DTI sets probe on ‘substandard’ steel

Published November 11, 2019, 12:00 AM

by manilabulletin_admin

By Bernie Cahiles-Magkilat

The Department of Trade and Industry (DTI) will investigate the presence of substandard steel in the market even as the agency has vowed to bring back more construction materials products under mandatory certification.

 Trade and Industry Secretary Ramon M. Lopez (Bloomberg)
Trade and Industry Secretary Ramon M. Lopez (Bloomberg)

The response was made in reaction to House Resolution 379 that called for an investigation on the alleged proliferation of substandard steel and cement products, considering the damage left in the wake of the recent earthquakes in Mindanao.

“We welcome this call and shall fully cooperate and support the investigation to be conducted in order to ensure that the public will not be harmed by substandard construction materials,” said DTI Secretary Ramon Lopez.

Lopez said that under President Duterte’s administration, DTI has made stricter the rules on standard compliance. “We are including more products in the list of mandatory compliance and have even increased the sample size of products to be tested,” he said.

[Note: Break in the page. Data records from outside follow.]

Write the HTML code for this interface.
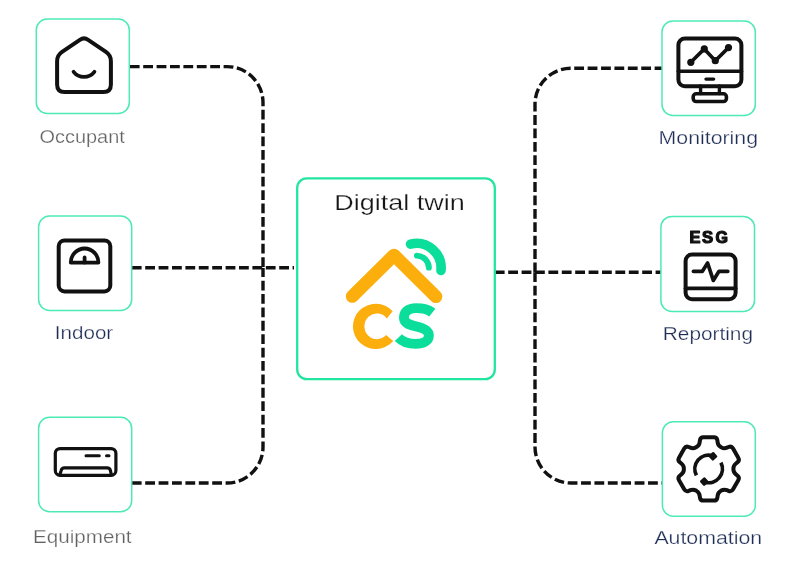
<!DOCTYPE html>
<html><head><meta charset="utf-8"><style>
html,body{margin:0;padding:0;background:#fff;width:800px;height:563px;overflow:hidden}
svg{display:block;will-change:transform}
text{font-family:"Liberation Sans",sans-serif}
</style></head><body>
<svg width="800" height="563" viewBox="0 0 800 563">
<rect width="800" height="563" fill="#fff"/>
<g fill="none" stroke="#111" stroke-width="3.4" stroke-dasharray="9.8 3.6">
<path d="M129.8 66.6 H227 A36 36 0 0 1 263 102.6 V268"/>
<path d="M131.8 483 H227 A36 36 0 0 0 263 447 V268"/>
<path d="M131.8 267.8 H294"/>
<path d="M494.8 272.3 H661"/>
<path d="M535 272.3 V104.2 A36 36 0 0 1 571 68.2 H662"/>
<path d="M535 272.3 V447 A36 36 0 0 0 571 483 H662.4"/>
</g>
<g fill="#fff" stroke="#4debb3" stroke-width="1.5">
<rect x="36.3" y="19" width="93" height="94.5" rx="11"/>
<rect x="38.6" y="216.1" width="93.1" height="94.3" rx="11"/>
<rect x="38.6" y="417.2" width="93.1" height="94.5" rx="11"/>
<rect x="662" y="21.1" width="93.3" height="94.4" rx="11"/>
<rect x="660.9" y="216.4" width="93.6" height="95" rx="11"/>
<rect x="662.4" y="421.7" width="92.9" height="94.5" rx="11"/>
</g>
<rect x="297.2" y="178.3" width="197.6" height="200.8" rx="9.5" fill="#fff" stroke="#22e6a0" stroke-width="2.3"/>
<g fill="none" stroke="#111" stroke-width="3.6" stroke-linecap="round" stroke-linejoin="round">
<path d="M62.07 51.84 L79.86 39.80 Q84.00 37.00 88.14 39.80 L105.93 51.84 Q110.90 55.20 110.90 61.20 L110.90 84.50 Q110.90 92.00 103.40 92.00 L64.60 92.00 Q57.10 92.00 57.10 84.50 L57.10 61.20 Q57.10 55.20 62.07 51.84Z" stroke-width="4"/>
<path d="M73.6 71.8 A13.2 13.2 0 0 0 94.4 71.8" stroke-width="3.8"/>
<rect x="58.7" y="240.4" width="51.6" height="51" rx="5.8" stroke-width="4"/>
<path d="M70.8 262.6 A13.8 14.1 0 0 1 98.4 262.6 Z" stroke-width="3.8"/>
<path d="M84.6 257.4 V262.6" stroke-width="3.8"/>
<rect x="55.3" y="448.6" width="60.6" height="26.7" rx="4.8" stroke-width="3.2"/>
<path d="M86 455.7 H99.3 M106.5 455.7 H109" stroke-width="3"/>
<path d="M59.8 475 L61.2 470.4 Q61.9 467.9 64.4 467.9 L107.2 467.9 Q109.7 467.9 110.4 470.4 L111.4 475" stroke-width="3.2"/>
<rect x="678.4" y="38.4" width="63" height="47.9" rx="6.5" stroke-width="4"/>
<path d="M678.4 71.2 H741.4" stroke-width="3.6"/>
<path d="M706 79.1 H713.6" stroke-width="3.4"/>
<path d="M700.6 86 V93.6 M719.4 86 V93.6" stroke-width="3.4"/>
<rect x="693.2" y="93.8" width="33.2" height="7.7" rx="3" stroke-width="3.6"/>
<path d="M690.8 62.3 L704.3 48.9 L715.3 60.7 L728.5 47.6" stroke-width="3.6"/>
<rect x="685.6" y="254.5" width="50" height="44.8" rx="6.5" stroke-width="4"/>
<path d="M685.6 288.3 H735.6" stroke-width="3.8"/>
<path d="M693.4 271.3 H702.4 L707.6 263 L713.3 280.4 L719 271.3 H727.8" stroke-width="3.7"/>
<path d="M703.49 437.28 L713.81 437.28 Q717.01 437.28 717.40 440.46 L717.62 442.25 Q718.02 445.42 720.78 447.04 L721.28 447.34 Q724.04 448.95 726.98 447.70 L728.55 447.03 Q731.49 445.77 733.07 448.55 L738.27 457.68 Q739.85 460.46 737.31 462.42 L735.94 463.47 Q733.41 465.42 733.41 468.62 L733.41 469.28 Q733.41 472.48 735.94 474.43 L737.31 475.48 Q739.85 477.44 738.27 480.22 L733.07 489.35 Q731.49 492.13 728.55 490.87 L726.98 490.20 Q724.04 488.95 721.28 490.56 L720.78 490.86 Q718.02 492.48 717.62 495.65 L717.40 497.44 Q717.01 500.62 713.81 500.62 L703.49 500.62 Q700.29 500.62 699.90 497.44 L699.68 495.65 Q699.28 492.48 696.52 490.86 L696.02 490.56 Q693.26 488.95 690.32 490.20 L688.75 490.87 Q685.81 492.13 684.23 489.35 L679.03 480.22 Q677.45 477.44 679.99 475.48 L681.36 474.43 Q683.89 472.48 683.89 469.28 L683.89 468.62 Q683.89 465.42 681.36 463.47 L679.99 462.42 Q677.45 460.46 679.03 457.68 L684.23 448.55 Q685.81 445.77 688.75 447.03 L690.32 447.70 Q693.26 448.95 696.02 447.34 L696.52 447.04 Q699.28 445.42 699.68 442.25 L699.90 440.46 Q700.29 437.28 703.49 437.28Z" stroke-width="4"/>
<path d="M696.39 475.28 A13.8 13.8 0 0 1 712.45 455.68 M720.91 462.62 A13.8 13.8 0 0 1 704.85 482.22" stroke-width="3.7" stroke-linecap="butt"/>
</g>
<g fill="#111">
<circle cx="690.8" cy="62.3" r="3.6"/><circle cx="704.3" cy="48.9" r="3.6"/><circle cx="715.3" cy="60.7" r="3.6"/><circle cx="728.5" cy="47.6" r="3.6"/>
<rect x="709.61" y="452.88" width="6.8" height="6.8" rx="1.2" transform="rotate(48 713.01 456.28)"/>
<rect x="700.89" y="478.22" width="6.8" height="6.8" rx="1.2" transform="rotate(48 704.29 481.62)"/>
</g>
<path d="M352.3 296.4 L394 255.1 L435.9 296.6" fill="none" stroke="#fcae0c" stroke-width="12.9" stroke-linecap="round" stroke-linejoin="round"/>
<path d="M410.55 244.13 A24.6 24.6 0 0 1 440.97 270.57" fill="none" stroke="#0ade9a" stroke-width="9.6" stroke-linecap="round"/>
<path d="M416.93 255.61 A12.4 12.4 0 0 1 428.89 267.57" fill="none" stroke="#0ade9a" stroke-width="5.9" stroke-linecap="round"/>
<path d="M392.6 311.2 A22.8 22.6 0 1 0 393.2 340.9 L386.1 335.1 A12.5 12.9 0 1 1 386.9 318.6 Z" fill="#fcae0c"/>
<path d="M432.3 312.6 C428.5 309.6 422.5 308.2 416 308.2 C408.5 308.2 403.9 311.8 403.9 317.6 C403.9 323.8 410.5 325.2 416 326.4 C423.5 328 428.9 330.2 428.9 335.6 C428.9 341.2 423 343.9 415.8 343.9 C408.5 343.9 401.8 341.2 398.4 337.6" fill="none" stroke="#0ade9a" stroke-width="9.8"/>
<text x="334.35" y="210.2" font-size="22.5" fill="#161616" stroke="#fff" stroke-width="0.25" textLength="130.45" lengthAdjust="spacingAndGlyphs">Digital twin</text>
<g font-size="16.2" font-weight="bold" fill="#111" stroke="#111" stroke-width="1.2" stroke-linejoin="round">
<text x="689.5" y="242.6" textLength="10.94" lengthAdjust="spacingAndGlyphs">E</text>
<text x="702.12" y="242.6" textLength="11.14" lengthAdjust="spacingAndGlyphs">S</text>
<text x="715.54" y="242.6" textLength="12.45" lengthAdjust="spacingAndGlyphs">G</text>
</g>
<g font-size="18" stroke="#fff" stroke-width="0.25">
<text x="39.6" y="142.7" fill="#626262" textLength="85.2" lengthAdjust="spacingAndGlyphs">Occupant</text>
<text x="54.8" y="339.4" fill="#1f2d57" textLength="58.4" lengthAdjust="spacingAndGlyphs">Indoor</text>
<text x="33" y="543" fill="#626262" textLength="98.6" lengthAdjust="spacingAndGlyphs">Equipment</text>
<text x="658.6" y="144.3" fill="#1f2d57" textLength="99.4" lengthAdjust="spacingAndGlyphs">Monitoring</text>
<text x="662.8" y="339.8" fill="#1f2d57" textLength="90.2" lengthAdjust="spacingAndGlyphs">Reporting</text>
<text x="654.4" y="544.2" fill="#1f2d57" textLength="107.8" lengthAdjust="spacingAndGlyphs">Automation</text>
</g>
</svg>
</body></html>
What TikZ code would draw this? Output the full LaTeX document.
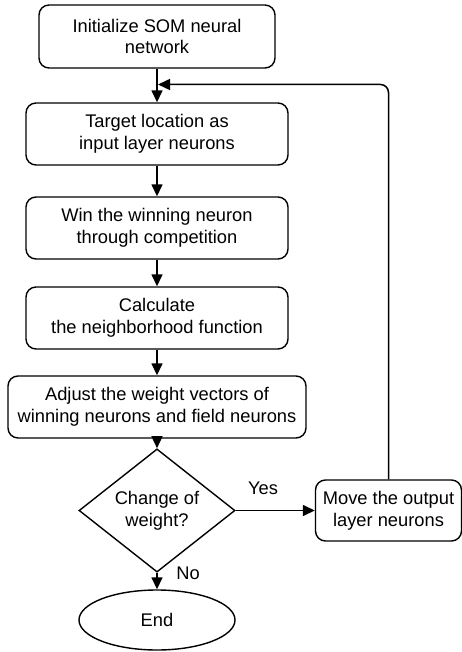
\documentclass[tikz,border=0pt]{standalone}
\usepackage{fontspec}
\setmainfont{Liberation Sans}
\usetikzlibrary{shapes.geometric,arrows.meta}
\tikzset{
  every node/.style={font=\fontsize{18.3}{21.7}\selectfont, align=center, inner sep=0pt},
  proc/.style={draw, line width=1.4pt, rounded corners=10pt, minimum height=62pt},
  dec/.style={draw, diamond, line width=1.4pt, minimum width=156pt, minimum height=97pt},
  term/.style={draw, ellipse, line width=1.4pt, minimum width=156pt, minimum height=60pt},
  conn/.style={line width=1.5pt, -{Triangle[length=12pt,width=11pt]}},
  lbl/.style={font=\fontsize{18.3}{21.7}\selectfont}
}
\begin{document}
\begin{tikzpicture}[x=1pt,y=-1pt]
\useasboundingbox (0,0) rectangle (462,652);
\node[proc, minimum width=236pt, minimum height=63pt] (init) at (157,36.5) {Initialize SOM neural\\network};
\node[proc, minimum width=262pt] (target) at (157,134) {Target location as\\input layer neurons};
\node[proc, minimum width=262pt] (win) at (157,228) {Win the winning neuron\\through competition};
\node[proc, minimum width=262pt] (calc) at (157,318) {Calculate\\the neighborhood function};
\node[proc, minimum width=298pt] (adjust) at (157,407) {Adjust the weight vectors of\\winning neurons and field neurons};
\node[dec] (chg) at (157,510.5) {Change of\\weight?};
\node[proc, minimum width=146pt, minimum height=61pt] (move) at (388.5,510.5) {Move the output\\layer neurons};
\node[term] (end) at (157,620) {End};
\coordinate (join) at (158,84.5);
\draw[conn] (init) -- (target);
\draw[conn] (target) -- (win);
\draw[conn] (win) -- (calc);
\draw[conn] (calc) -- (adjust);
\draw[conn] (adjust) -- (chg);
\draw[conn] (chg) -- (move);
\draw[conn] (chg) -- (end);
\draw[conn, rounded corners=8pt] (move.north) |- (join);
\node[lbl] (yes) at (263,488) {Yes};
\node[lbl] (no) at (188,573) {No};
\end{tikzpicture}
\end{document}
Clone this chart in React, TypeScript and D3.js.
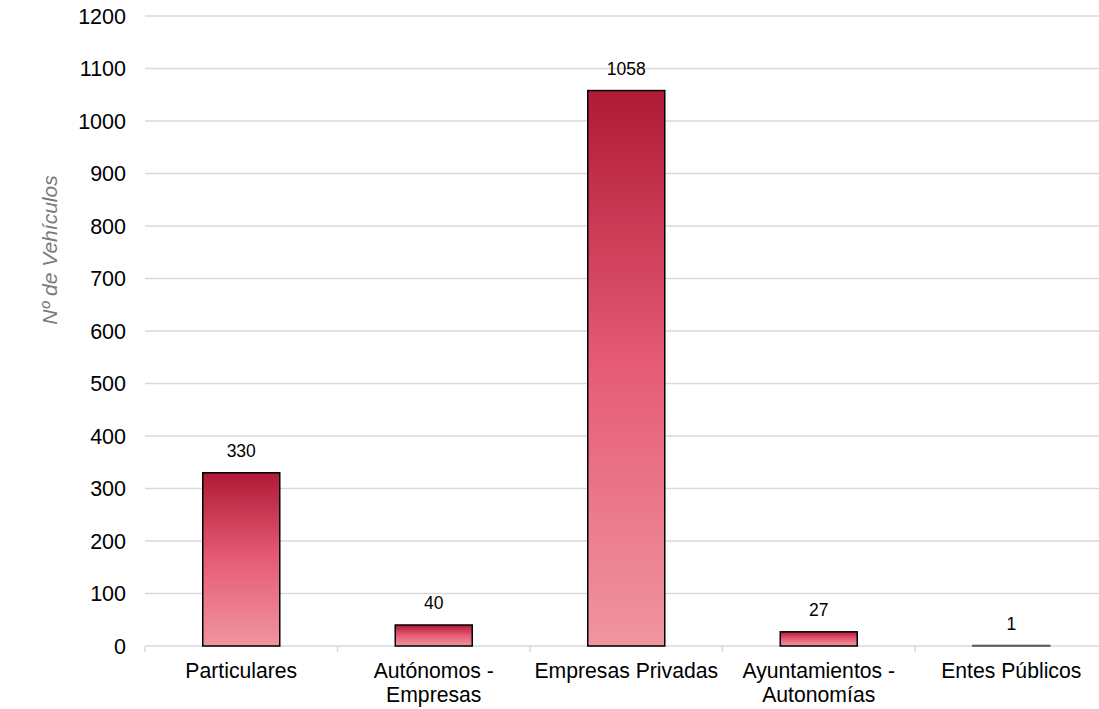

“We are adding more products in the mandatory compliance since many of them were released from the list. And since they are not subjected to mandatory testing, substandard products can come in,” the trade chief said.

For regulated steel products, such as rebars and angle bars, DTI has placed stricter standards and intensified monitoring and enforcement for both imported and locally manufactured products.

Some of these new guidelines include increasing the sample size for product testing, checking the Philippine Standard (PS) mark and standards of local manufacturing plants, and inspections at different stages of transport, such as pre-shipment, post-shipment, and audit in retail.

Lopez was reacting to allegations of corruption involving DTI officials and steel manufacturers saying such allegations run counter to the agency’s goal to protect consumers and strengthen local manufacturing industries.

He said DTI shall intensify the drive to continue the investigation to ensure that there’s no corruption in the system. He also would encourage third-party investigations, such as those led by the Presidential Anti-Corruption Commission (PACC).

“We heightened the campaign against substandard products because it is not safe for consumers and unfair to local manufacturers who will face cheap competition. This, in turn, may shrink the country’s manufacturing base and lead to job losses. Clearly, smuggling substandard steel is detrimental to the mission of the agency,” he added.

For 2019 alone, the DTI-Fair Trade Enforcement Bureau has issued 61 Notices of Violation against erring establishments found distributing non-conforming steel products.